Long shot, but figure I'll ask anyway. We have bee...
# k3s
a
Long shot, but figure I'll ask anyway. We have been running rancher server on a single node k3s cluster, using MySQL as the backing datastore. The Amazon EC2 instance died and was replaced, but we didn't think to save the
/var/lib/rancher/k3s/server/node-token
file, believing that it was not needed. Indeed, this page has a note saying "Previously, K3s did not enforce the use of a token when using external SQL datastores." But that seems to have changed somewhere along the way. What I'm wondering now is, is there any way to bring up a new replacement k3s node in this single-node cluster without having a token?
k3s-server.log
We had believed that all we needed was the MySQL database. Had no idea that the data inside the database might be encrypted with a token.
c
Nope. You need the token. This is loudly plastered over many docs pages and release notes. https://docs.k3s.io/datastore/backup-restore
WARNING
In addition to backing up the datastore itself, you must also back up the server token file at
/var/lib/rancher/k3s/server/token
. You must restore this file, or pass its value into the
--token
option, when restoring from backup. If you do not use the same token value when restoring, the snapshot will be unusable, as the token is used to encrypt confidential data within the datastore itself.
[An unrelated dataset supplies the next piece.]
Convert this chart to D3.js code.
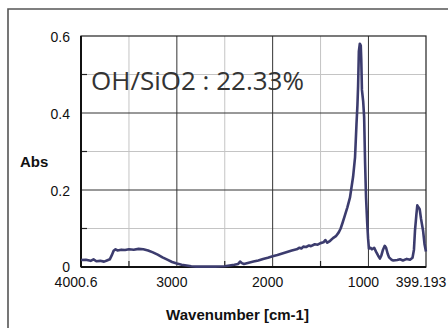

this includes simply reattaching a new node to an existing database or sqlite database file.
a
Yes, I am seeing that. The person who set up this cluster is no longer with the company, so I'm trying to step in to handle recovery.
It does appear that there once was a time where the token was not necessary, as hinted at by the link I shared.
And it's likely that the people involved didn't notice the new behavior and updated docs
c
it wasn’t that it wasn’t necessary, it is just that it would happily use an empty string as the token. which was bad because then everyone ended up with the same token by default. That was AGES ago.
a
Gotcha.
So is all the data in the external MySQL entirely unusable and irretrievable without a token?
Our team had basically been under the (obviously mistaken) impression that as long as we had the MySQL database, we were fine.
c
If secrets-encryption is not enabled you could try deleting the bootstrap keys from the database. You’ll be essentially doing a hard rotation of the cluster CAs. All your existing kubeconfigs will be invalid and you may have to do some additional cleanup.
a
It is not enabled.
To the best of my knowledge.
c
If secrets encryption is enabled then doing this will make all your existing secrets inaccessible and things will be much more broken.
a
(Can I validate that by looking at the data inside MySQL?)
c
not easily no
a
Ok. So if I can remove the bootstrap keys from the DB and the rotation of the cluster CAs, it would be plausible to bring up a new single k3s node and the rancher server instance that was running on it?
c
You can try deleting all the rows where the key starts with
/bootstrap/
- it’ll create new cluster CAs and then create a new bootstrap key. Do take a new backup before doing that, and make sure k3s isn’t running at the time.
you can set the new token in the config, or just make sure to back up the node-token file that contains the automatically generated token after startup
a
Otherwise I was anticipating that recovery would look something like: 1. Bring up an entirely new k3s and rancher server installation from scratch. 2. Add our EKS cluster previously managed by the old rancher server to the new rancher server. 3. Presumably re-work all the RBAC configurations in all the projects, assuming that all our (github authenticated) users will have different identifiers
Ok, cool. I'll give that a shot!
Thank you for pointing me in the right direction.
c
I suspect you will likely have to poke around cleaning up things that have references to the old CAs and service account tokens. But you should have most of your data accessible.
it’s still there, its just the CA keys, service account issuer keys, and secrets encryption config that is locked behind the token.
a
Ok. Fingers crossed, hoping for the best! Appreciate the insights!
@creamy-pencil-82913 - It worked! We're back up and running right where we left off, and I was able to put the token in our secrets manager and adjust our configuration so that this won't happen again. Thank you SO much for pointing me in the right direction!
🙌 3